EVALUATING THE ACCURACY OF 3D OBJECT RECONSTRUCTION FROM THERMAL IMAGES
Keywords: optical metrology, 3D scanner, thermal images, multispectral images
Abstract. Thermal cameras are increasingly used in many photogrammetric and computer vision tasks. Nowadays it is possible to detect and recognize objects in infrared images, to solve such tasks as pedestrian detection (Huckridge et al., 2016), security applications, and autonomous driving (Wenbin, Li et al., 2017). Nevertheless, some tasks that are easily solved in the visible range data are still challenging to achieve in the infrared range. Reconstruction of a 3D object model from infrared images is challenging due to the low contrast of the original infrared image, noise of the sensor, and the absence of feature points on the image. Nevertheless, thermal cameras have their advantages, which make them popular for solving practical problems. Firstly, thermal cameras can be used in degraded environments (smoke, fog, precipitation, low light conditions). Secondly, infrared images can be fused with color images (Gao et al., 2013) to increases the system’s performance.
This paper is focused on the evaluation of accuracy of 3D object reconstruction from thermal images. The evaluation of the accuracy is threefold.

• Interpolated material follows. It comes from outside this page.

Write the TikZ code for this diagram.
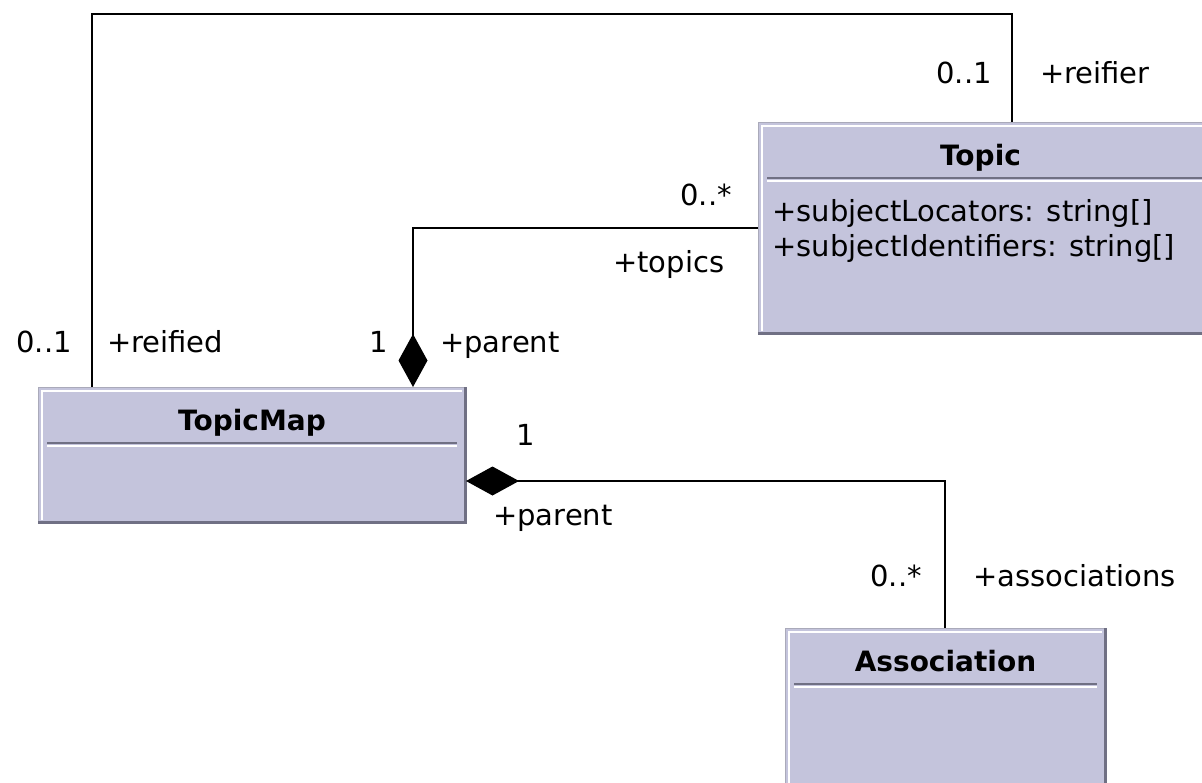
\documentclass[tikz,border=0pt]{standalone}
\usepackage{fontspec}
\setmainfont{DejaVu Sans}
\usetikzlibrary{arrows.meta}

\definecolor{boxfill}{RGB}{196,196,220}
\definecolor{boxshade}{RGB}{112,112,132}
\definecolor{boxedge}{RGB}{170,170,186}

\begin{document}
\begin{tikzpicture}[x=1pt,y=-1pt,
    umlbox/.style={fill=boxfill,draw=boxedge,line width=1pt,anchor=north west,inner sep=0pt},
    umltitle/.style={font=\fontsize{28}{32}\selectfont\bfseries,anchor=base,inner sep=0pt},
    attr/.style={font=\fontsize{29}{34}\selectfont,anchor=base west,inner sep=0pt},
    lbl/.style={font=\fontsize{29}{34}\selectfont,inner sep=0pt},
    link/.style={line width=2.2pt},
    compo/.style={line width=2.2pt,{Diamond[length=53pt,width=29pt]}-}
]
    \useasboundingbox (0,0) rectangle (1202,782);

    % classes
    \node[umlbox,minimum width=452pt,minimum height=211pt] (topic) at (758,122) {};
    \node[umlbox,minimum width=427pt,minimum height=135pt] (topicmap) at (38,387) {};
    \node[umlbox,minimum width=320pt,minimum height=175pt] (assoc) at (785,628) {};
    \foreach \b/\t/\s in {topic/Topic/-4,topicmap/TopicMap/0,assoc/Association/0}{
        \draw[white,line width=1.5pt] ([xshift=4pt,yshift=3pt]\b.south west) -- ([xshift=4pt,yshift=-4pt]\b.north west) -- ([xshift=-4pt,yshift=-4pt]\b.north east);
        \draw[boxshade,line width=3pt] ([yshift=1pt]\b.south west) -- ([xshift=-1pt,yshift=1pt]\b.south east) -- ([xshift=-1pt]\b.north east);
        \node[umltitle] (\b-name) at ([xshift=\s pt,yshift=-43pt]\b.north) {\t};
        \draw[boxshade,line width=1.5pt] ([xshift=9pt,yshift=-56pt]\b.north west) -- ([xshift=-9pt,yshift=-56pt]\b.north east);
        \draw[white,line width=1.5pt] ([xshift=9pt,yshift=-59pt]\b.north west) -- ([xshift=-9pt,yshift=-59pt]\b.north east);
    }
    \node[attr] (topic-loc) at ([xshift=14pt,yshift=-99pt]topic.north west) {+subjectLocators: string[]};
    \node[attr] (topic-sid) at ([xshift=14pt,yshift=-134pt]topic.north west) {+subjectIdentifiers: string[]};

    % bends
    \coordinate (rleft) at (92,14);
    \coordinate (rright) at (1012,14);
    \coordinate (tbend) at (413,228);
    \coordinate (abend) at (945,481);

    % associations
    \draw[link] (topicmap.north -| rleft) -- (rleft) -- (rright) -- (topic.north -| rright);
    \draw[compo] (topicmap.north -| tbend) -- (tbend) -- (topic.west |- tbend);
    \draw[compo] (topicmap.east |- abend) -- (abend) -- (assoc.north -| abend);

    % ends
    \node[lbl,anchor=base east] (reifier-m) at (992,83) {0..1};
    \node[lbl,anchor=base west] (reifier-r) at (1040,83) {+reifier};
    \node[lbl,anchor=base east] (reified-m) at (72,352) {0..1};
    \node[lbl,anchor=base west] (reified-r) at (107,352) {+reified};
    \node[lbl,anchor=base east] (topics-m) at (732,205) {0..*};
    \node[lbl,anchor=base west] (topics-r) at (613,272) {+topics};
    \node[lbl,anchor=base east] (tparent-m) at (388,352) {1};
    \node[lbl,anchor=base west] (tparent-r) at (440,352) {+parent};
    \node[lbl,anchor=base east] (aparent-m) at (535,445) {1};
    \node[lbl,anchor=base west] (aparent-r) at (493,525) {+parent};
    \node[lbl,anchor=base east] (assocs-m) at (922,586) {0..*};
    \node[lbl,anchor=base west] (assocs-r) at (973,586) {+associations};
\end{tikzpicture}
\end{document}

Firstly, we train four stereo matching methods (CAE, LF-Net, SURF, and SIFT) on the MVSIR dataset (Knyaz et al., 2017) and our new ThermalPatches dataset. We used two RTX 2080 Ti GPUs and the PyTorch library for the training. Secondly, we evaluate the matching score for the selected methods. Finally, we perform 3D object reconstruction using the SfM (Remondino et al., 2014) approach and matches for each method. We compare the object space accuracy of the resulting surfaces to the ground-truth 3D models generated with a structured light 3D scanner.